Refereed article in compilation book (A3)

Doing Their Master's Bidding: Domesticated Animals in Kukryniksy's Pravda Political Cartoons

List of Authors: Reeta Kangas

Place: Bielefeld

Publication year: 2015

Book title *: Tiere, Texte, Transformationen: Kritische Perspektiven der Human-Animal Studies

ISBN: 978-3-8376-2873-9


Cow, dog, swine, chicken — visual propaganda frequently uses animal symbolism to describe the enemy’s nature. This is the case also with Soviet political cartoons, which had a significant role within the country’s propaganda machine. This paper uses the Soviet cartoonist trio Kukryniksy’s work published in the Communist Party newspaper Pravda during 1965–1982 to examine the ways in which animal symbolism was used to characterise the enemy and further the gap between the Soviet sphere and the West.

The relationship between humans and their domesticated animals is a special one. Therefore this paper analyses the ways in which domesticated animals were used in Soviet political cartoons to create ridicule and hostility towards the ideological enemy, as well as, by contrast, to promote the Soviet ideology. Different animal symbols communicated different ideas of the enemy country’s nature to the audience. They were used within varying cultural frameworks to manipulate the readership's views on the Cold War and the nature of the enemy. This reveals some of the mindsets in which humans regard other animals and project certain human-invented attributes and characteristics to them.

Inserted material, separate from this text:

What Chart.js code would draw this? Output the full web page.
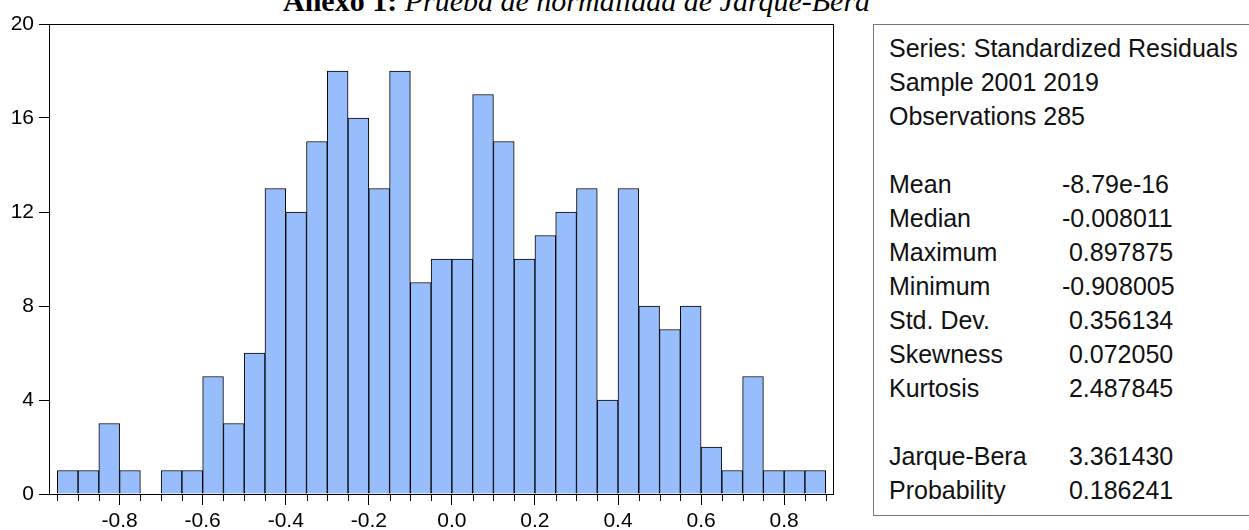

With the use of animal symbolism the Soviet propaganda attributed to the enemy the characteristics of the specific animal in question. Thus, for example, when the enemy was depicted as somebody’s lapdog, the audience understood the relation between these two to be one of a master and a dog; the dog being eager to please its master. In this context we can see how the Soviet propagandists used animals that in the nation’s mind had certain attributes and characteristics that could be used to describe a person’s or nation’s nature. Furthermore, it examines the different characteristics that are attached to various domesticated animals.